Wong appreciates the serious atmosphere and dedicated study time. He says he didn’t have good study habits in high school or even as a first-year college student – but now he’s starting to develop them.

“It’s really easy to distract yourself. Sometimes you just have to put your phone away and buckle down,” he says. “I didn’t come up here much last year, but this year, my major started getting more difficult, and I figured I’d better put more time into studying.”

Students study in the UML Honors College on Table-for-one Tuesday Image by K. Webster
Students can drop by the Honors College suite for quiet study any time O'Leary Library is open.
That’s just what Honors Dean Jim Canning hoped would happen when he started holding “Six-hour Quiet Study Time” on Saturdays several times each semester. Now, thanks to donations from local businesses, he’s expanded it, adding more days and food.

“The skill of sitting quietly for consecutive hours and reading or figuring stuff out on your own is probably the greatest skill an undergraduate can learn,” Canning says.

It’s a skill that’s increasingly rare because of cellphones and all the distractions they offer – but it’s also a skill that can be learned with practice, he says.

So every week, without fail, Canning sends out reminder emails with enticing photos of muffins and fruit along with inspirational messages about studying the old-fashioned way for multiple, consecutive hours.

“Build your academic core; do your academic push-ups,” he says in one. “Your student success is directly proportional to the time you get into your study zone.”

In another: “One table. One chair. One student. I bring the food. You bring the disposition.”

Muffins, fruit, yogurt and books are on offer during UML Honors College Muffin Mondays. Image by Jim Canning
Honors Dean Jim Canning uses photos of muffins and fruit to lure students to his quiet study times.
One of those emails got Kaleigh Patton in the door as a first-year student.
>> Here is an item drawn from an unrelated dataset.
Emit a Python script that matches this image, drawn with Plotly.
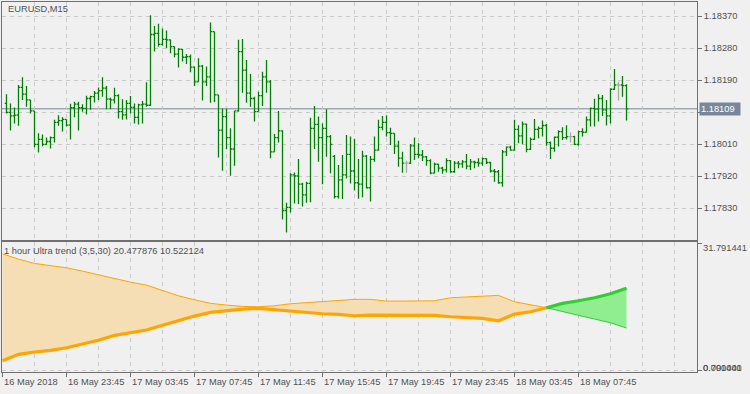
import plotly.graph_objects as go

# ---------------- data ----------------
symbol_title = "EURUSD,M15"
indicator_title = "1 hour Ultra trend (3,5,30) 20.477876 10.522124"

bar_index = list(range(1, 157))  # M15 bars, 0 = 16 May 2018 19:45

opens = [1.18124,1.18099,1.18089,1.18091,1.18169,1.18150,1.18134,1.18103,1.18009,1.18023,
         1.18009,1.18017,1.18028,1.18071,1.18076,1.18079,1.18063,1.18112,1.18122,1.18112,
         1.18110,1.18138,1.18143,1.18153,1.18160,1.18167,1.18136,1.18134,1.18146,1.18101,
         1.18092,1.18124,1.18113,1.18085,1.18120,1.18122,1.18119,1.18318,1.18321,1.18290,
         1.18304,1.18303,1.18284,1.18263,1.18276,1.18254,1.18256,1.18226,1.18185,1.18229,
         1.18185,1.18199,1.18326,1.18148,1.18049,1.18087,1.18028,1.17996,1.18103,1.18270,
         1.18218,1.18153,1.18138,1.18101,1.18146,1.18199,1.18185,1.17988,1.18028,1.18047,
         1.17823,1.17832,1.17923,1.17920,1.17897,1.17867,1.17899,1.18054,1.18065,1.18028,
         1.18054,1.18031,1.17975,1.17862,1.17909,1.17923,1.17981,1.17934,1.17901,1.17897,
         1.17976,1.17887,1.17967,1.17993,1.18057,1.18071,1.18042,1.18040,1.18004,1.17970,
         1.17956,1.17956,1.18005,1.17981,1.17979,1.17974,1.17963,1.17928,1.17953,1.17942,
         1.17937,1.17963,1.17932,1.17956,1.17954,1.17960,1.17948,1.17960,1.17958,1.17956,
         1.17969,1.17958,1.17934,1.17932,1.17901,1.17988,1.18001,1.17993,1.18051,1.18033,
         1.18066,1.17995,1.18023,1.18051,1.18054,1.18062,1.18014,1.17998,1.18029,1.18045,
         1.18028,1.18031,1.18031,1.18009,1.18045,1.18043,1.18078,1.18110,1.18108,1.18138,
         1.18106,1.18089,1.18164,1.18176,1.18176,1.18174]

highs = [1.18150,1.18124,1.18113,1.18176,1.18198,1.18173,1.18134,1.18103,1.18040,1.18037,
         1.18028,1.18031,1.18078,1.18091,1.18085,1.18079,1.18123,1.18129,1.18129,1.18122,
         1.18146,1.18146,1.18159,1.18169,1.18198,1.18173,1.18140,1.18168,1.18150,1.18136,
         1.18134,1.18145,1.18124,1.18123,1.18131,1.18184,1.18372,1.18342,1.18348,1.18335,
         1.18329,1.18304,1.18284,1.18279,1.18277,1.18263,1.18262,1.18228,1.18251,1.18232,
         1.18228,1.18352,1.18326,1.18148,1.18110,1.18110,1.18054,1.18103,1.18303,1.18305,
         1.18246,1.18207,1.18143,1.18157,1.18213,1.18246,1.18190,1.18038,1.18103,1.18049,
         1.17845,1.17928,1.17930,1.17968,1.17901,1.17904,1.18084,1.18117,1.18087,1.18068,
         1.18108,1.18035,1.17979,1.17951,1.17979,1.18035,1.18031,1.18024,1.17968,1.17991,
         1.17979,1.17976,1.18031,1.18078,1.18089,1.18090,1.18056,1.18040,1.18019,1.17988,
         1.17963,1.18010,1.18028,1.18012,1.17993,1.17976,1.17967,1.17958,1.17954,1.17946,
         1.17970,1.17965,1.17962,1.17962,1.17965,1.17982,1.17968,1.17963,1.17970,1.17972,
         1.17970,1.17960,1.17940,1.17937,1.17993,1.18003,1.18005,1.18078,1.18063,1.18073,
         1.18068,1.18028,1.18080,1.18059,1.18076,1.18066,1.18017,1.18031,1.18049,1.18057,
         1.18063,1.18042,1.18033,1.18047,1.18054,1.18087,1.18113,1.18137,1.18150,1.18148,
         1.18134,1.18167,1.18221,1.18185,1.18201,1.18178]

lows = [1.18096,1.18048,1.18068,1.18061,1.18134,1.18115,1.18096,1.18001,1.17986,1.18004,
        1.18007,1.17997,1.18014,1.18061,1.18045,1.18059,1.18023,1.18085,1.18048,1.18101,
        1.18093,1.18106,1.18127,1.18134,1.18143,1.18108,1.18108,1.18124,1.18082,1.18078,
        1.18079,1.18096,1.18068,1.18065,1.18068,1.18115,1.18117,1.18270,1.18284,1.18287,
        1.18279,1.18265,1.18254,1.18225,1.18242,1.18235,1.18212,1.18173,1.18185,1.18132,
        1.18173,1.18126,1.18128,1.17972,1.17935,1.17996,1.17921,1.17949,1.18101,1.18154,
        1.18126,1.18115,1.18073,1.18101,1.18117,1.18154,1.17970,1.17988,1.18014,1.17798,
        1.17761,1.17817,1.17843,1.17841,1.17834,1.17845,1.17846,1.17996,1.17960,1.17897,
        1.17974,1.17928,1.17857,1.17857,1.17855,1.17913,1.17899,1.17879,1.17856,1.17860,
        1.17885,1.17848,1.17960,1.17991,1.18049,1.18031,1.18007,1.17982,1.17946,1.17929,
        1.17929,1.17954,1.17965,1.17970,1.17962,1.17949,1.17925,1.17928,1.17932,1.17926,
        1.17930,1.17929,1.17929,1.17942,1.17943,1.17939,1.17937,1.17942,1.17946,1.17949,
        1.17954,1.17930,1.17904,1.17898,1.17890,1.17976,1.17991,1.17991,1.18012,1.18009,
        1.17987,1.17993,1.18021,1.18026,1.18031,1.18005,1.17968,1.17988,1.18003,1.18021,
        1.18023,1.18014,1.18007,1.18005,1.18031,1.18043,1.18059,1.18059,1.18073,1.18089,
        1.18062,1.18068,1.18162,1.18132,1.18143,1.18076]

closes = [1.18099,1.18089,1.18091,1.18169,1.18150,1.18134,1.18103,1.18009,1.18023,1.18009,
          1.18017,1.18028,1.18071,1.18076,1.18079,1.18063,1.18112,1.18122,1.18112,1.18110,
          1.18138,1.18143,1.18153,1.18160,1.18167,1.18136,1.18134,1.18146,1.18101,1.18092,
          1.18124,1.18113,1.18085,1.18120,1.18122,1.18119,1.18318,1.18321,1.18290,1.18304,
          1.18303,1.18284,1.18263,1.18276,1.18254,1.18256,1.18226,1.18185,1.18229,1.18185,
          1.18199,1.18326,1.18148,1.18049,1.18087,1.18028,1.17996,1.18103,1.18270,1.18218,
          1.18153,1.18138,1.18101,1.18146,1.18199,1.18185,1.17988,1.18028,1.18047,1.17823,
          1.17832,1.17923,1.17920,1.17897,1.17867,1.17899,1.18054,1.18065,1.18028,1.18054,
          1.18031,1.18009,1.17862,1.17909,1.17923,1.17981,1.17934,1.17901,1.17897,1.17976,
          1.17887,1.17967,1.17993,1.18057,1.18071,1.18042,1.18040,1.18004,1.17970,1.17956,
          1.17956,1.18005,1.17981,1.17979,1.17974,1.17963,1.17928,1.17953,1.17942,1.17937,
          1.17963,1.17932,1.17956,1.17954,1.17960,1.17948,1.17960,1.17958,1.17956,1.17969,
          1.17958,1.17934,1.17932,1.17901,1.17988,1.18001,1.17993,1.18051,1.18033,1.18066,
          1.17995,1.18023,1.18051,1.18054,1.18062,1.18014,1.17998,1.18029,1.18045,1.18028,
          1.18031,1.18031,1.18009,1.18045,1.18043,1.18078,1.18110,1.18108,1.18138,1.18106,
          1.18089,1.18164,1.18176,1.18176,1.18174,1.18109]

current_price = 1.18109
price_ticks = [1.17830, 1.17920, 1.18010, 1.18100, 1.18190, 1.18280, 1.18370]
price_tick_text = ["1.17830", "1.17920", "1.18010", "", "1.18190", "1.18280", "1.18370"]

time_tick_bars = [0, 16, 32, 48, 64, 80, 96, 112, 128, 144]
time_tick_labels = ["16 May 2018", "16 May 23:45", "17 May 03:45", "17 May 07:45",
                    "17 May 11:45", "17 May 15:45", "17 May 19:45", "17 May 23:45",
                    "18 May 03:45", "18 May 07:45"]

# 1-hour indicator values, one per hour (every 4th M15 bar)
ind_bars = list(range(0, 157, 4))
trend_thick = [2.33, 3.93, 4.50, 4.93, 5.58, 6.43, 7.43, 8.68, 9.25, 10.00,
               11.18, 12.43, 13.50, 14.43, 14.83, 15.25, 15.43, 15.08, 14.68, 14.25,
               14.08, 13.93, 13.58, 13.75, 13.75, 13.75, 13.75, 13.68, 13.33, 13.18,
               12.93, 12.33, 14.00, 14.58, 15.58, 16.68, 17.33, 18.08, 19.08, 20.477876]
trend_thin = [29.08, 27.75, 26.68, 26.08, 25.58, 24.75, 23.83, 22.75, 22.00, 21.25,
              19.93, 18.58, 17.58, 16.68, 16.25, 15.93, 15.83, 16.08, 16.58, 16.83,
              17.08, 17.33, 17.68, 17.68, 17.25, 17.25, 17.25, 17.33, 18.08, 18.25,
              18.33, 18.68, 17.08, 16.25, 15.58, 14.58, 13.58, 12.75, 11.83, 10.522124]
ind_max = 31.791441
ind_labels_bottom = ["0.791441", "0.000000"]

# ---------------- styling ----------------
BG = "#f0f0f0"
GRID = "#c8c8c8"
FRAME = "#707070"
TXT = "#505050"
BAR = "#008000"
DOJI = "#a8a8a8"
FONT = "Liberation Sans"
FS = 9.3

W, H = 750, 394
L, R, T, B = 2, 697, 2, 372          # plot area in pixels
MAIN_BOTTOM, IND_TOP = 240, 242


def px_x(x):
    return (x - L) / (R - L)


def px_y(y):
    return (B - y) / (B - T)


bar_px = 4.0
x0_px = 2.5
x_range = [(L - x0_px) / bar_px, (R - x0_px) / bar_px]
p_per_px = 0.0009 / 32.0
y_range = [1.18370 - (MAIN_BOTTOM - 16) * p_per_px, 1.18370 + (16 - T) * p_per_px]
u_per_px = 32.54 / 130.0
y2_range = [-2 * u_per_px, ind_max + 1 * u_per_px]

fig = go.Figure()

# OHLC bars (regular + doji)
reg = [i for i in range(len(bar_index)) if opens[i] != closes[i]]
dj = [i for i in range(len(bar_index)) if opens[i] == closes[i]]
for idx, col in ((reg, BAR), (dj, DOJI)):
    fig.add_trace(go.Ohlc(
        x=[bar_index[i] for i in idx],
        open=[opens[i] for i in idx], high=[highs[i] for i in idx],
        low=[lows[i] for i in idx], close=[closes[i] for i in idx],
        increasing=dict(line=dict(color=col, width=1.3)),
        decreasing=dict(line=dict(color=col, width=1.3)),
        tickwidth=0.45, hoverinfo="skip", xaxis="x", yaxis="y"))

# indicator: split at crossing
cross = next(i for i in range(len(ind_bars)) if trend_thick[i] > trend_thin[i])
o_end = cross
ox = ind_bars[:o_end]
fig.add_trace(go.Scatter(x=ox, y=trend_thin[:o_end], mode="lines",
                         line=dict(color="#FFA500", width=1), xaxis="x2", yaxis="y2",
                         hoverinfo="skip"))
fig.add_trace(go.Scatter(x=ox, y=trend_thick[:o_end], mode="lines", fill="tonexty",
                         fillcolor="#F5DEB3", line=dict(color="#FFA500", width=3.2),
                         xaxis="x2", yaxis="y2", hoverinfo="skip"))
gx = ind_bars[o_end - 1:]
fig.add_trace(go.Scatter(x=gx, y=trend_thick[o_end - 1:], mode="lines",
                         line=dict(color="#32CD32", width=3.2), xaxis="x2", yaxis="y2",
                         hoverinfo="skip"))
fig.add_trace(go.Scatter(x=gx, y=trend_thin[o_end - 1:], mode="lines", fill="tonexty",
                         fillcolor="#90EE90", line=dict(color="#32CD32", width=1),
                         xaxis="x2", yaxis="y2", hoverinfo="skip"))

minor_vals = [v for v in range(0, 174, 8) if v not in time_tick_bars]

fig.update_layout(
    width=W, height=H,
    margin=dict(l=L, r=W - R, t=T, b=H - B, pad=0),
    paper_bgcolor=BG, plot_bgcolor=BG,
    showlegend=False,
    font=dict(family=FONT, size=FS, color=TXT),
    xaxis=dict(domain=[0, 1], range=x_range, anchor="y", showticklabels=False,
               ticks="", tickmode="linear", tick0=0, dtick=8,
               showgrid=True, gridcolor=GRID, griddash="4px,4px", gridwidth=1,
               zeroline=False, showline=True, mirror=True, linecolor=FRAME, linewidth=1,
               rangeslider=dict(visible=False), fixedrange=True),
    yaxis=dict(domain=[px_y(MAIN_BOTTOM), 1], range=y_range, side="right",
               tickmode="array", tickvals=price_ticks, ticktext=price_tick_text,
               ticks="outside", ticklen=4, tickcolor=FRAME,
               tickfont=dict(family=FONT, size=FS, color=TXT),
               showgrid=True, gridcolor=GRID, griddash="4px,4px", gridwidth=1,
               zeroline=False, showline=True, mirror=True, linecolor=FRAME, linewidth=1,
               fixedrange=True),
    xaxis2=dict(domain=[0, 1], range=x_range, anchor="y2", showticklabels=False,
                tickmode="array", tickvals=time_tick_bars, ticks="outside", ticklen=4,
                tickcolor=FRAME,
                showgrid=True, gridcolor=GRID, griddash="4px,4px", gridwidth=1,
                minor=dict(tickmode="array", tickvals=minor_vals, showgrid=True,
                           gridcolor=GRID, griddash="4px,4px", gridwidth=1, ticks=""),
                zeroline=False, showline=True, mirror=True, linecolor=FRAME, linewidth=1,
                fixedrange=True),
    yaxis2=dict(domain=[0, px_y(IND_TOP)], range=y2_range, side="right",
                tickmode="array", tickvals=[0, ind_max], showticklabels=False,
                ticks="outside", ticklen=4, tickcolor=FRAME,
                showgrid=True, gridcolor=GRID, griddash="4px,4px", gridwidth=1,
                zeroline=False, showline=True, mirror=True, linecolor=FRAME, linewidth=1,
                fixedrange=True),
)

# current price line
fig.add_shape(type="line", xref="paper", x0=0, x1=1, yref="y", y0=current_price,
              y1=current_price, line=dict(color="#778899", width=1), layer="between")

ann = []
ann.append(dict(text=symbol_title, xref="paper", yref="paper", x=px_x(6), y=px_y(9),
                xanchor="left", yanchor="middle", showarrow=False))
ann.append(dict(text=indicator_title, xref="paper", yref="paper", x=px_x(2), y=px_y(251),
                xanchor="left", yanchor="middle", showarrow=False))
ann.append(dict(text=f"{current_price:.5f}", xref="paper", yref="y", x=px_x(699),
                y=current_price, xanchor="left", yanchor="middle", showarrow=False,
                bgcolor="#778899", font=dict(color="#ffffff", family=FONT, size=FS),
                borderpad=1, width=38, align="left"))
ann.append(dict(text=f"{ind_max:.6f}", xref="paper", yref="paper", x=px_x(701),
                y=px_y(248), xanchor="left", yanchor="middle", showarrow=False))
for t in ind_labels_bottom:
    ann.append(dict(text=t, xref="paper", yref="paper", x=px_x(701), y=px_y(367.5),
                    xanchor="left", yanchor="middle", showarrow=False))
for k, t in zip(time_tick_bars, time_tick_labels):
    ann.append(dict(text=t, xref="x2", yref="paper", x=k, y=px_y(382), xanchor="left",
                    yanchor="middle", showarrow=False, xshift=-1))
fig.update_layout(annotations=ann)

fig.write_html("out.html", config={"displayModeBar": False})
Now a junior biology major with a minor in psychology, she’s been coming ever since, even though most of her classes are on North Campus.

“I’m a commuter, and truly, I usually don’t have time to eat in the morning,” she said on a recent Muffin Monday (they start at 7 a.m. and end when the food runs out). “I come because it’s quiet, I can get work done between classes and there’s food. Anytime I’m on South Campus, I come here.”

Patton says it’s quieter than other areas of the library. And just knowing that she has a dedicated place and time to study has improved her academic discipline, especially since she’s juggling a job and family time.

She used to postpone working on assignments until the night before they were due. Now she makes the most of her time between classes and on weekends.

“If I tell myself I’m going to come here and get six hours of studying in, I’ll really make the most of it,” she says.

Emily Crespo, a mentor for the River Hawk Scholars Academy, loves the quiet study times in the Honors College at UMass Lowell. Image by K. Webster
River Hawk Scholars Academy mentor Emily Crespo checks her notes for a paper during Table-for-one-Tuesday.
Honors students aren’t the only ones who benefit. Last year, Canning invited members of the brand-new River Hawk Scholars Academy, a supportive community for first-year, first-generation college students, to the Honors College quiet study times.

Emily Crespo, an English literature major from Boston, made a habit of showing up. Now a sophomore and a peer leader for the River Hawk Scholars Academy, Crespo recommends that the students she mentors do the same. She says the routine helps her get into an academic mindset.

“If I go back to my dorm after classes, I’m going to feel tired, because that’s where I relax,” she says. “When it’s labeled a study area, my mind says, ‘It’s focus time.’ I’ve got peace; I’m at ease. Sometimes I’m here until 10 at night.”

Crespo likes to study alone in the small room where all the honors theses are shelved, for even more quiet. She reads, she writes

and she plans. And if she needs help?

“The people here are very nice, very friendly,” she says. “It’s like a second home.”